Madame la présidente, madame la ministre, mes chers collègues, nous venons d’assister à un débat particulièrement riche et complet.
L’un des mérites que notre assemblée retiendra sans doute des travaux de cette mission sera d’avoir mis au cœur du débat politique cette question essentielle, à laquelle le Gouvernement et les pouvoirs publics au sens large ont donné le sentiment, jusqu’à aujourd’hui, d’avoir répondu de manière insuffisante.
Si nos travaux - nous regrettons de n’avoir disposé que de huit semaines - n’ont pas été facilités par la pause estivale, nous avons pu tout de même auditionner, grâce au rapporteur André Gattolin, un grand nombre d’universitaires.
Nous avons également élargi le périmètre de notre mission à un certain nombre de pays qui connaissent les mêmes problèmes que nous, même si c’est dans des circonstances un peu différentes - vous l’avez rappelé, madame la ministre, à propos de l’Australie.
À cet égard, l’audition de M. James Paterson, sénateur et président de la commission conjointe du parlement australien sur le renseignement et la sécurité, a été d’une grande richesse et d’une grande densité. Elle nous a informés précisément sur les actes que commet la Chine à l’encontre des libertés académiques en Australie.
Oui, nous avons eu le mérite de lancer un débat nécessaire sur un sujet absolument essentiel ! Sans reprendre l’intégralité des vingt-cinq propositions, raisonnables et réalistes, mais aussi ambitieuses, que contient le rapport, je retiendrai trois idées principales.
La première est le concept de zone grise. Notre collègue Leconte l’a très bien dit : l’université se fait un honneur de partager et d’échanger ses résultats, avec d’autres établissements et centres de recherche de l’ensemble de la planète. C’est une vieille tradition française, d’ailleurs, que ces échanges. C’est aussi la tradition que de faire connaître sa langue, sa culture, son histoire, pour qu’elles puissent rayonner sur le monde.

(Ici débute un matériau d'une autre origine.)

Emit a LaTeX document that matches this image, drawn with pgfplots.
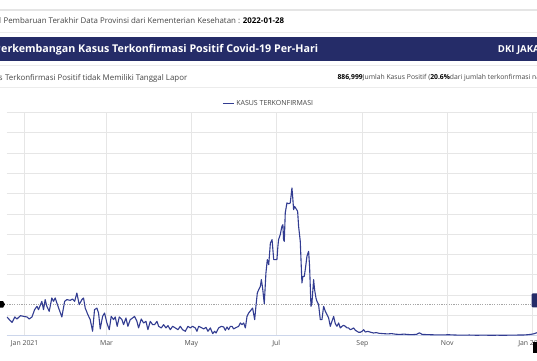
\documentclass[border=0pt]{standalone}
\usepackage{fontspec}
\setmainfont{Open Sans}
\usepackage{pgfplots}
\usepackage{pgfplotstable}
\pgfplotsset{compat=1.18}
\definecolor{navy}{RGB}{37,44,104}
\definecolor{lineblue}{RGB}{50,60,145}
\definecolor{gridc}{RGB}{230,230,230}
\definecolor{axisc}{RGB}{204,214,235}
\definecolor{txt}{RGB}{70,70,70}
\definecolor{ticktxt}{RGB}{80,80,80}

\pgfplotstableread{
day val
-12.7 1840
-11 1580
-9 1310
-7 1840
-5.5 1640
-3 1970
-0.7 1900
1.7 1840
3.3 1640
5.3 1840
7.2 2560
8.9 2890
10 2560
12.4 3380
13.6 2560
14.8 3550
16 2890
17.7 2400
19.6 3710
20.8 3380
22 3710
23.2 3220
24.9 2560
26.8 1840
28.8 3380
30.4 3550
32.8 3480
34.5 3610
36 3380
37.6 4200
39.3 3050
41.2 3550
42.4 3710
43.6 2720
45.5 2070
47.2 1580
48.9 430
50.3 2560
52 2720
53.2 2230
54.4 660
56.1 1900
57.5 2230
59.2 1250
60.9 590
62.3 1900
64 1580
65.2 1840
66.6 920
68.1 1840
70 1580
71.2 1080
72.9 1740
74.3 920
76 1580
77.7 1740
79.1 1900
80.8 1410
82 760
83.9 1640
85.6 1250
87.3 1410
88.7 590
90.4 1410
92.1 1080
93.5 1080
95.2 1410
96.4 920
98.3 760
100 1080
101.7 760
103.1 990
104.8 590
106.5 920
108.4 760
110.3 590
112 920
113.6 590
115.6 430
117.5 920
119.2 760
120.8 920
122.8 760
124 430
125.2 920
127.6 760
128.8 660
130.5 820
131.9 430
133.6 760
135.3 200
136.7 430
137.7 260
139.6 760
141.5 920
143.2 850
144.4 530
145.6 850
146.8 590
148 920
149.2 920
150.4 660
151.6 760
154 920
155.2 1250
156.4 1080
157.6 1250
158.8 760
160 1900
161.2 2230
163.1 2560
164 2720
165.5 1580
166.4 2890
167.4 4200
168.4 4530
169.6 4860
170.3 5520
171.2 4700
172.4 3150
173.6 6170
174.6 7490
175.6 6990
176.8 9130
178 9460
179.2 7490
180.4 7490
181.5 7490
182.2 8800
182.7 9460
183.9 9950
185.1 10770
185.8 10930
186.3 9460
186.8 9290
187.5 12080
188.7 13070
189.9 13000
191.1 13070
192.3 14550
193 13400
193.5 12410
194.2 12740
195.4 12480
196.4 12250
197.1 10770
198.3 9290
199.5 5190
200.2 5840
201.2 5840
201.9 6500
203.1 7810
204.3 8310
205 6830
206 2890
206.7 3220
207.9 5520
208.6 4530
209.6 3710
210.3 3380
211.5 3050
212.7 1580
213.9 1580
215.1 2890
216.3 2400
217.5 2070
218.7 1740
219.9 920
221.1 1410
222.3 1900
223.5 1180
224.7 920
225.9 1250
227.1 760
228.3 920
229.5 1020
230.7 920
231.9 760
233.1 760
234.3 590
235.5 660
236.7 760
237.9 530
239.1 430
240.3 330
241.5 330
242.7 430
243.9 590
245.1 360
247 420
249 330
251 260
253 300
255 230
258 200
261 170
264 200
267 140
270 120
273 150
276 110
279 100
282 130
284 280
286 120
290 100
295 80
300 70
305 90
310 60
315 50
320 60
325 40
330 50
335 40
340 45
345 40
350 50
355 60
360 70
363 110
366 170
368 260
370 360
}\covid

\begin{document}
\begin{tikzpicture}[x=1pt,y=1pt]
\useasboundingbox (0,0) rectangle (537,360);
\clip (0,0) rectangle (537,360);
\fill[white] (0,0) rectangle (537,360);
% card borders
\draw[gray!20, line width=1.5pt] (0,350) -- (537,350);
\draw[gray!15, line width=1pt] (0,328) -- (537,328);
\fill[navy] (0,299) rectangle (537,322.7);
\draw[gray!15, line width=1pt] (0,295) -- (537,295);
\draw[gray!15, line width=1pt] (0,272.5) -- (537,272.5);
% row 1
\node[anchor=base east, inner sep=0pt, text=txt, font=\fontsize{7.9}{9}\selectfont] at (1.3,336.6) {Tanggal};
\node[anchor=base west, inner sep=0pt, text=txt, font=\fontsize{7.9}{9}\selectfont] at (1.3,336.6) {\ Pembaruan Terakhir Data Provinsi dari Kementerian Kesehatan : \textbf{\color{black}2022-01-28}};
% banner
\node[anchor=base east, inner sep=0pt, text=white, font=\fontsize{10.7}{12}\selectfont\bfseries] at (1,307.2) {P};
\node[anchor=base west, inner sep=0pt, text=white, font=\fontsize{10.7}{12}\selectfont\bfseries] at (1,307.2) {erkembangan Kasus Terkonfirmasi Positif Covid-19 Per-Hari};
\node[anchor=base west, inner sep=0pt, text=white, font=\fontsize{9.6}{11}\selectfont\bfseries] at (497.7,307.4) {DKI JAKARTA};
% row 3
\node[anchor=base east, inner sep=0pt, text=txt, font=\fontsize{7.9}{9}\selectfont] at (2.9,279.9) {Jumlah Kasus};
\node[anchor=base west, inner sep=0pt, text=txt, font=\fontsize{7.9}{9}\selectfont] at (2.9,279.9) {\ Terkonfirmasi Positif tidak Memiliki Tanggal Lapor};
\node[anchor=base west, inner sep=0pt, text=txt, font=\fontsize{6.8}{8}\selectfont] at (337.3,280.1) {\textbf{\color{black}886,999}Jumlah Kasus Positif (\textbf{\color{black}20.6\%}dari jumlah terkonfirmasi nasional)};

\begin{axis}[
  at={(5,24)}, anchor=south west,
  width=532pt, height=223.3pt, scale only axis,
  xmin=-12.7, xmax=370, ymin=0, ymax=22000,
  scaled y ticks=false,
  axis x line*=bottom, axis y line*=left,
  x axis line style={draw=axisc, line width=0.8pt, -},
  y axis line style={draw=none},
  xtick={0,59,120,181,243,304,365},
  xticklabels={Jan 2021, Mar, May, Jul, Sep, Nov, Jan 2022},
  ytick={0,2000,...,22000},
  yticklabels={},
  major tick length=0pt,
  grid=major,
  major grid style={draw=gridc, line width=0.6pt},
  extra y ticks={3120},
  extra y tick labels={},
  extra y tick style={grid=major, major grid style={draw=gray!70, dash pattern=on 1.2pt off 1.2pt, line width=0.5pt}},
  xticklabel style={font=\fontsize{6.9}{8}\selectfont, text=ticktxt, yshift=-1.5pt},
  legend style={at={(axis description cs:0.492,1)}, anchor=south, yshift=2pt, draw=none, fill=none, font=\fontsize{7}{8}\selectfont, text=txt, inner sep=1pt},
  legend image code/.code={\draw[#1, line width=1pt] (0,0) -- (11pt,0);},
]
\addplot[lineblue, line width=1.1pt, line join=round] table[x=day, y=val] {\covid};
\addlegendentry{KASUS TERKONFIRMASI}
\end{axis}
% crosshair labels
\fill[black] (-2,52.3) -- (3,52.3) -- (5,55.6) -- (3,59) -- (-2,59) -- cycle;
\fill[navy, rounded corners=1pt] (531.7,52.7) rectangle (541,66.7);
\fill[black] (532.7,6.7) rectangle (541,18.3);
\end{tikzpicture}
\end{document}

D’un autre côté, il y a l’utilisation de ces recherches par des pays qui ne fonctionnent pas, comme nous, de manière démocratique. Ceux-ci cherchent à capter les informations, à les confisquer et à peser sur certains enjeux qu’ils jugent essentiels. Et ils refusent toute liberté d’analyse ou toute intelligence susceptible d’apporter des réponses qui leur déplaisent.
Nous pensons tous à la situation du peuple ouïghour ou aux événements qui surviennent dans nos universités lorsque nous voulons aborder le drame du génocide arménien ou tant d’autres sujets.
Entre ces deux conceptions, il existe une zone grise, que nous ne connaissons pas et qui mérite d’être mieux analysée. Aussi, nous demandons au Gouvernement de favoriser les échanges universitaires, afin de nous aider à mieux comprendre cette zone grise et à mieux lutter contre les influences.
Ma deuxième observation porte évidemment sur les méthodes qui sont désormais utilisées par ces pays. Nous avons parlé de procédures judiciaires. Elles sont assez inédites et se répandent. Pour mieux lutter contre ces méthodes, nous devons mieux les comprendre, et pour mieux les comprendre, il faut faire travailler en réseau tous les services de renseignement, parfois militaires.
À cet égard, l’audition du représentant de l’Institut de recherche stratégique de l’École militaire (Irsem) a été particulièrement intéressante, bien que le chapitre consacré à l’université et à l’académie fût peut-être par trop réduit. Un certain nombre de propositions du rapport s’inspirent ainsi des expériences qui nous ont été présentées.
Enfin, le troisième point sur lequel j’insisterai est la faiblesse de la volonté politique. Madame la ministre, en réponse à un certain nombre de questions, vous nous avez affirmé que des circulaires étaient diffusées et qu’une prise de conscience était en cours. Après avoir mené ces travaux, nous pensons que de telles réponses ne sont pas encore à la hauteur de l’enjeu.
En effet, et je conclurai par là, l’enjeu est considérable. Bien au-delà de la captation et des questions purement matérielles, les pays qui se comportent de la sorte s’attaquent à une liberté essentielle, contenue dans les dispositions de l’article 9 de la Convention européenne de sauvegarde des droits de l’homme et libertés fondamentales de 1950. Je veux parler de la liberté d’enseigner et de son corollaire, la liberté de pensée. C’est à ces libertés que ces pays s’attaquent.
C’est pour cela que la mission d’information nous dit dans son rapport qu’il est grand temps de réagir, et puissamment.